MOVIE REVIEW
34 TYBEE BEACHCOMBER | NOV 2019
CRAWL
By Alaina Loughridge
Y’all seriously don’t realize the lengths I go to for this magazine. If you have ever read the BC for more than a month, you know that I live to write the movie
review. Well, I really took one for the team on this one. I didn’t leave my couch and so I probably am getting what I deserve, but at the same time, I still paid
Direct TV $21.99, so I should actually receive some kind of valiant effort award to be honest. Thank God I didn’t leave my couch! I got roped in by the description
about a Cat 5 Hurricane in Florida, wherein the dad is nowhere to be found and the daughter goes into super sketchy situations to find him. O.K. We do that
here, so I thought it might be relatable. Um. No.
This is the movie that was on at 9pm when you were 12 years old and your parents told you to go to bed early so they could watch it and be naughty. 30
years later, this movie should have been on the SciFy channel for the 3pm matinee where your dad is still at work, but your mom is hitting the wine selection
of the month and all your friends are over because your parents are the cool ones.

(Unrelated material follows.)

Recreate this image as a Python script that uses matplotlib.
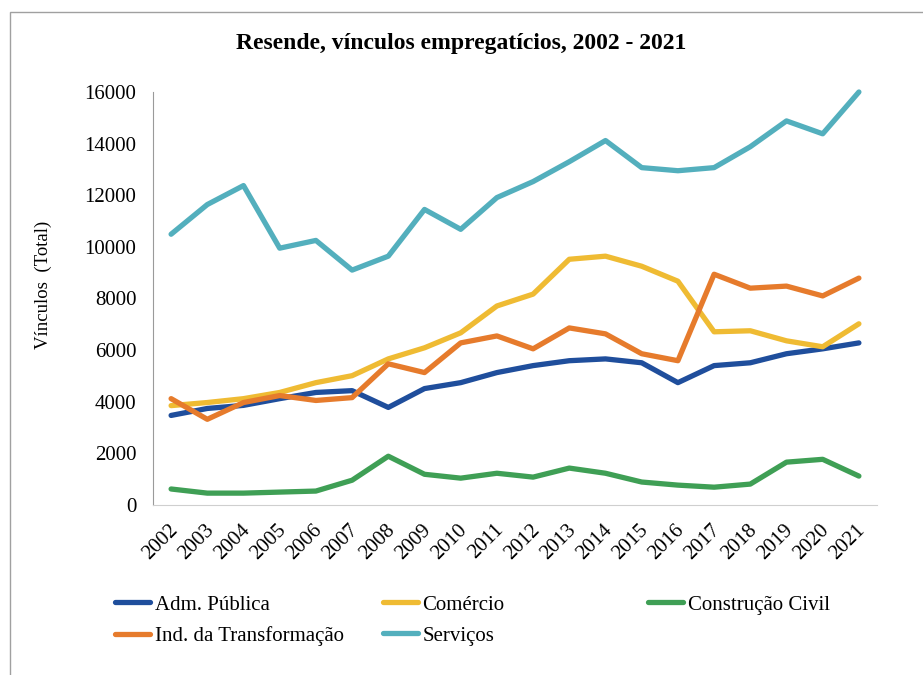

It’s just dumb. Flat ass dumb. Dumb girl goes to find her dumb dad in a hurricane and breaks the rules to get to him. He ends up passed out in the cellar of
their original family home for reasons unknown. When daughter finds Dad, she also finds a gigantic crocodile that is very hungry, but for some reason hasn’t
eaten Dad, who is lying on the cellar floor. When daughter finds Dad after an exhausting search (mostly for the viewer) he’s still in one piece, but daughter
gets bit by this gigantic reptile at the knee. Now, I’ve never this seen this happen in reality, but there is no way in blue hell that one gets bit at the knee joint
by a gigantic reptile and continues to walk. Not only does this girl continue to walk and run, but the bleeding is minimal. I literally got up, made a five-minute
microwavable munchie, went to the bathroom, played with the cat, called a friend and bought stuff on Amazon while this suck fest was happening. Ugh. Literally
the only thing that kept me upright during this was the fact that it was 11am. So disappointed in Hollywood right now. I mean, me and Victor Loudermilk could
have made a better movie with him hiding behind a palm tree.
This movie gets 4 bottles of Barton’s vodka with no mixer and no fruit and one bottle of Aristocrat because Barry Pepper is the dad and I love him as an actor,
but he does need to read his next script whilst sober and perhaps fire his agent. I’m gonna throw in an extra bottle of 1841 Veuve Clicquot at the markdown
price of $34,000, because the family dog named Sugar was technically the best actor in this mess and I love dogs. So, there you have it. I want my money back.